Machining HRSAs requires varying machining parameters based on the conditions and material being used. During the first stage machining (FSM), manufacturers typically aim for high productivity by utilizing high feed rates and large depths of cut. In the intermediate stage machining (ISM), ceramic inserts are often used to achieve higher speeds. However, in the final stages, the focus is on achieving high-quality surface finish, and thus the depth of cut is kept small. Additionally, since high cutting speeds can negatively impact surface quality, finishing is often done using carbide inserts instead of ceramic inserts. By tailoring the machining parameters based on the stage of machining and the desired outcome, manufacturers can optimize their machining processes and produce high-quality HRSAs components.
Carbide inserts often experience wear mechanisms such as plastic deformation and notching, while ceramics commonly face top slice wear. To decrease susceptibility to plastic deformation, wear resistance and hot hardness can be increased. Additionally, reducing heat generation and cutting forces can be achieved through the use of a positive geometry and sharp edge. To address notch wear on the primary cutting-edge, a smaller entering angle can be employed, such as a square or round insert, or a cutting depth that is shallower than the nose radius.
When it comes to reducing notch wear, Physical Vapor Deposition (PVD)-coated inserts are more effective on the main edge, while Chemical Vapour Deposition (CVD)-coated inserts perform better on the trailing edge. Notch wear on the trailing edge can negatively impact the surface finish in finishing processes.

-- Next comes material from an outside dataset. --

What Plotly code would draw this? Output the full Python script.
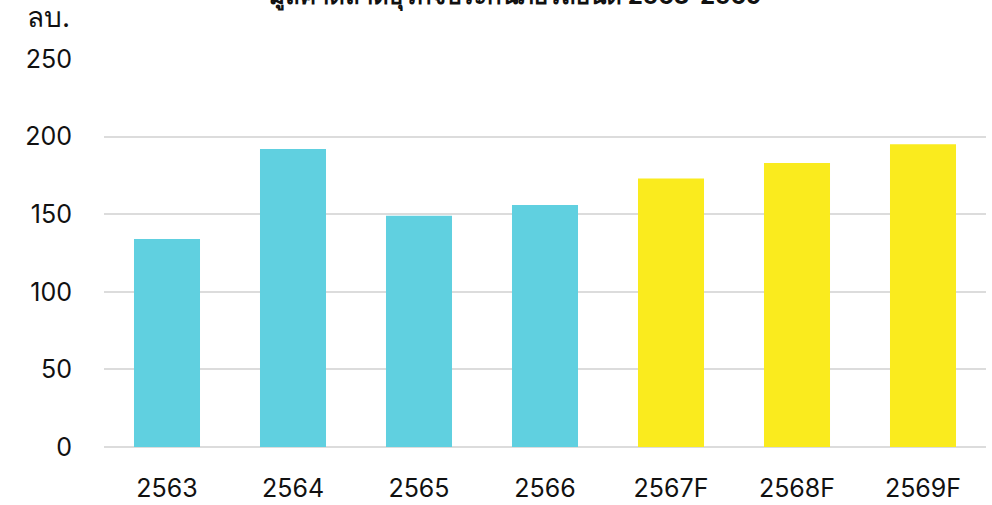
import plotly.graph_objects as go

categories = ["2563", "2564", "2565", "2566", "2567F", "2568F", "2569F"]
values = [134, 192, 149, 156, 173, 183, 195]
colors = ["#60D0E0"] * 4 + ["#FAEB1E"] * 3
y_ticks = [0, 50, 100, 150, 200, 250]

title_text = "มูลค่าตลาดธุรกิจประกันภัยรถยนต์ 2563-2569"
unit_text = "ลบ."

fig = go.Figure(
    go.Bar(x=categories, y=values, marker=dict(color=colors, line=dict(width=0)),
           hoverinfo="x+y")
)

fig.update_layout(
    width=992, height=505,
    margin=dict(l=104, r=6, t=59, b=58, autoexpand=False),
    paper_bgcolor="white", plot_bgcolor="white",
    bargap=0.476,
    showlegend=False,
    font=dict(family="Inter, 'Noto Sans', sans-serif", size=25, color="#111111"),
)
fig.update_yaxes(
    range=[0, 250], tickvals=y_ticks, showgrid=True, gridcolor="#DCDCDC", gridwidth=2,
    zeroline=True, zerolinecolor="#DCDCDC", zerolinewidth=2, automargin=False,
    showline=False, ticks="", ticklabelstandoff=31,
)
fig.update_xaxes(showgrid=False, showline=False, ticks="", ticklabelstandoff=24,
                 automargin=False)

fig.add_annotation(text=unit_text, xref="paper", yref="paper", x=-0.0895, y=1.0,
                   yshift=42, xanchor="left", yanchor="middle", showarrow=False,
                   font=dict(size=28, color="#111111"))
fig.add_annotation(text="<b>" + title_text + "</b>", xref="paper", yref="paper",
                   x=0.467, y=1.0, yshift=45, xanchor="center", yanchor="bottom",
                   showarrow=False, font=dict(size=24, color="#111111"))

fig.write_html("out.html")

To achieve efficient machining of HRSAs for engine components, it is essential to have a comprehensive solution that takes into account various factors such as workpiece condition, tool material, recommended cutting data, coolant usage, and optimized machining strategies. By addressing these factors, manufacturers can contribute to the aerospace industry’s objective of achieving net-zero greenhouse gas emissions by 2050.